Boyer’s alliance was joined by the Minnesota Licensed Family Child Care Association, the Minnesota Association for the Education of Young Children and the Minnesota School Age Care Alliance.

Although the organizations have worked together in the past, Tuesday’s news conference was their first joint action, officials of the organizations said.

First, they said, the public should know that most day-care providers are in the profession because they love kids and that serious problems are rare.

Second, child-care providers have been advocating for stronger training and licensing standards for years, they said. But they said legislators have been eroding programs that once improved day-care quality.

Minnesota, for example, used to have a tiered system for reimbursing providers. If a day-care facility earned national accreditation, it could receive a bigger state reimbursement for child-care subsidies. But Minnesota ended that system two years ago, said speakers at Tuesday’s news conference. That means that a day-care provider who is a high school dropout gets reimbursed at the same rate as one with a master’s degree in child development and national accreditation, they said.

Another problem is the focus of Minnesota licensing, which is more on the day-care facility rather than the person running it, they said.

“They [licensers] look at plastic covers for electrical outlets, where you keep your poison, if you have gates, if you have a back yard with a fence,” said Boyer.

She said they should be focusing more on questions such as: “What do you know about child development?
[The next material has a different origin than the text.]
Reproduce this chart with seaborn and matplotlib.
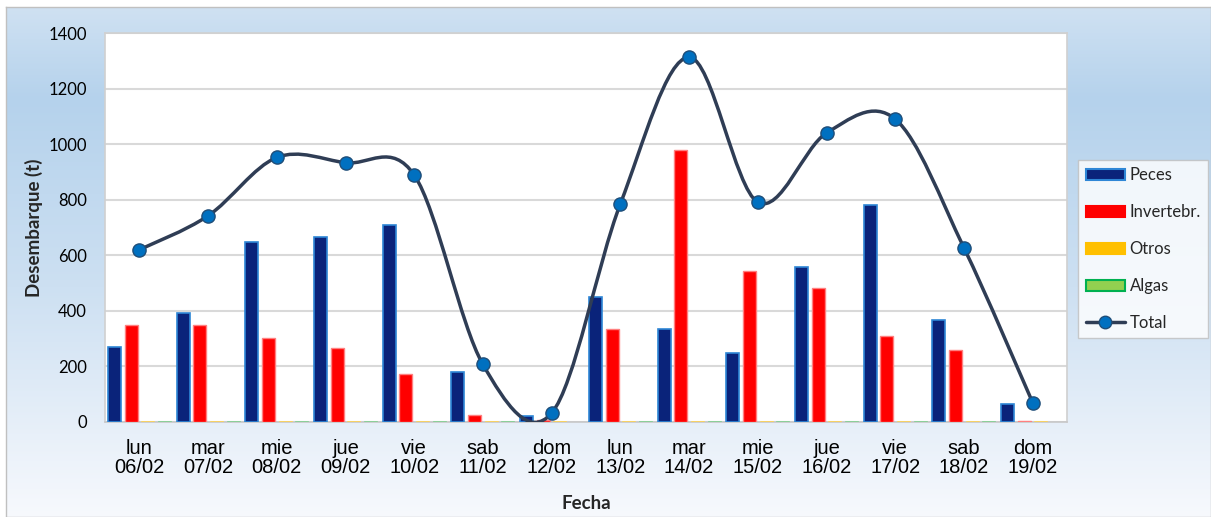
import numpy as np
import pandas as pd
import matplotlib
matplotlib.use("Agg")
import matplotlib.pyplot as plt
import seaborn as sns
from matplotlib.colors import LinearSegmentedColormap
from matplotlib.patches import Patch, PathPatch
from matplotlib.lines import Line2D
from matplotlib.path import Path

# Data
dias = ["lun\n06/02", "mar\n07/02", "mie\n08/02", "jue\n09/02", "vie\n10/02",
        "sab\n11/02", "dom\n12/02", "lun\n13/02", "mar\n14/02", "mie\n15/02",
        "jue\n16/02", "vie\n17/02", "sab\n18/02", "dom\n19/02"]
peces = [270, 392, 648, 666, 709, 181, 20, 450, 335, 249, 558, 781, 368, 64]
invertebr = [348, 348, 302, 265, 174, 24, 8, 333, 979, 543, 482, 309, 259, 5]
otros = [4, 4, 4, 4, 4, 4, 4, 4, 4, 4, 4, 4, 4, 4]
algas = [4, 4, 4, 4, 4, 4, 0, 4, 4, 4, 4, 4, 4, 0]
total = [620, 742, 952, 933, 889, 207, 32, 785, 1313, 791, 1040, 1090, 627, 70]

series = ["Peces", "Invertebr.", "Otros", "Algas"]
fills = ["#0a237a", "#ff0000", "#ffc000", "#92d050"]
edges = ["#2e86d6", "#ff8080", "#ffd766", "#7fd0a0"]
bar_lw = [1.2, 1.0, 0.5, 0.5]

df = pd.DataFrame({"dia": dias, "Peces": peces, "Invertebr.": invertebr,
                   "Otros": otros, "Algas": algas})
long = df.melt(id_vars="dia", var_name="serie", value_name="t")

sns.set_theme(style="white")
plt.rcParams["font.family"] = ["Lato", "DejaVu Sans"]

fig = plt.figure(figsize=(12.11, 5.17), dpi=100)
fig.patch.set_facecolor("white")

# gradient chart-area background
bg = fig.add_axes([6 / 1211, 0, 1 - 6 / 1211, 1 - 7 / 517])
cmap = LinearSegmentedColormap.from_list(
    "bg", [(0, "#cfe1f2"), (0.18, "#b5d2ec"), (0.55, "#cde0f2"), (1.0, "#f7f9fd")])
bg.imshow(np.linspace(0, 1, 256).reshape(-1, 1), aspect="auto", cmap=cmap,
          extent=[0, 1, 0, 1], origin="upper")
bg.set_xticks([])
bg.set_yticks([])
for s in bg.spines.values():
    s.set_color("#c0c0c0")
    s.set_linewidth(1)

ax = fig.add_axes([105 / 1211, 1 - 422 / 517, 962 / 1211, 389 / 517])
ax.set_facecolor("white")

sns.barplot(data=long, x="dia", y="t", hue="serie", hue_order=series,
            palette=fills, width=0.97, gap=0.22, ax=ax, legend=False,
            saturation=1, zorder=3)
for cont, ec, lw in zip(ax.containers, edges, bar_lw):
    for bar in cont:
        bar.set_edgecolor(ec)
        bar.set_linewidth(lw)

# smoothed total line (Excel-style bezier through the points)
xs = np.arange(len(total), dtype=float)
ys = np.array(total, dtype=float)
verts = [(xs[0], ys[0])]
codes = [Path.MOVETO]
n = len(xs)
for i in range(n - 1):
    p0 = np.array([xs[max(i - 1, 0)], ys[max(i - 1, 0)]])
    p1 = np.array([xs[i], ys[i]])
    p2 = np.array([xs[i + 1], ys[i + 1]])
    p3 = np.array([xs[min(i + 2, n - 1)], ys[min(i + 2, n - 1)]])
    c1 = p1 + (p2 - p0) / 6
    c2 = p2 - (p3 - p1) / 6
    verts += [tuple(c1), tuple(c2), tuple(p2)]
    codes += [Path.CURVE4] * 3
ax.add_patch(PathPatch(Path(verts, codes), facecolor="none", edgecolor="#2f3d55",
                       lw=2.5, zorder=4))
ax.plot(xs, ys, ls="none", marker="o", ms=9.5, mfc="#0070c0", mec="#1f4e79",
        mew=1, zorder=5)

ax.set_ylim(0, 1400)
ax.set_xlim(-0.5, len(dias) - 0.5)
ax.set_yticks(range(0, 1401, 200))
ax.yaxis.grid(True, color="#d9d9d9", lw=1.5, zorder=0)
ax.set_axisbelow(True)
ax.tick_params(axis="y", length=0, labelsize=12, pad=13, colors="black")
ax.set_xticks(range(len(dias)))
ax.set_xticklabels(dias, fontsize=14.5, family=["Liberation Sans", "DejaVu Sans"],
                   linespacing=1.05)
ax.tick_params(axis="x", length=0, pad=12, colors="black")
ax.set_xticks(np.arange(-0.5, len(dias), 1), minor=True)
ax.tick_params(axis="x", which="minor", length=6, color="#c8c8c8", width=1.2)
for s in ax.spines.values():
    s.set_color("#d0d0d0")
    s.set_linewidth(1.2)
ax.spines["bottom"].set_color("#c8c8c8")

ax.set_xlabel("Fecha", fontsize=13.5, fontweight="bold", labelpad=13)
ax.set_ylabel("Desembarque (t)", fontsize=13.5, fontweight="bold", labelpad=4)

handles = [Patch(facecolor=f, edgecolor=e, lw=1.5)
           for f, e in zip(fills, ["#2e86d6", "#ff0000", "#ffc000", "#00b050"])]
handles.append(Line2D([0], [0], color="#2f3d55", lw=2.5, marker="o", ms=9,
                      mfc="#0070c0", mec="#1f4e79"))
leg = fig.legend(handles, series + ["Total"], loc="upper left",
                 bbox_to_anchor=(1078 / 1211, 1 - 160 / 517), frameon=True,
                 fancybox=False, fontsize=12, handlelength=2.35,
                 handleheight=0.65, labelspacing=1.25, handletextpad=0.3,
                 borderpad=0.45, borderaxespad=0)
leg.get_frame().set_edgecolor("#bfbfbf")
leg.get_frame().set_linewidth(1)

fig.savefig("out.png", dpi=100)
What is your experience with children? What kind of day care are you going to provide?”

And Minnesota clearly needs more child-care licensers so they can monitor homes more frequently and be more helpful to providers, said Beth Mork, director of the Minnesota Licensed Family Child Care Association. Home day-care providers often work in isolation and can benefit from more advice and support, child-care experts have said.

“I was a licensed provider for 27 years, when there were more licensers and they spent more time in [day care] homes,” Mork said. “You can’t be a support [to the day-care provider] when you have such a big caseload.”

The group offered a list of recommendations that members said they will present to legislators, including tightening the process for giving variances to ex-offenders seeking to work or live in child-care facilities and strengthening criminal background checks.

They also called for more state funding for a program that recruits and retains high-quality child-care providers, and an end to the freeze in reimbursement rates for child-care subsidies

“When dogcatchers make more money per hour than trained child-care providers, then something is wrong,” Boyer said.

Although it’s late in the legislative process to make such changes this session, the group said it hopes to work with legislators who hold hearings on child-care licensing in the future. It also hopes to tap the growing interest in early childhood education at the Capitol.

“I look forward to the day when proposals like this are responded to the same way as a proposal for a Twins stadium,” said Bryan Nelson, board president of the Minnesota Association for the Education of Young Children.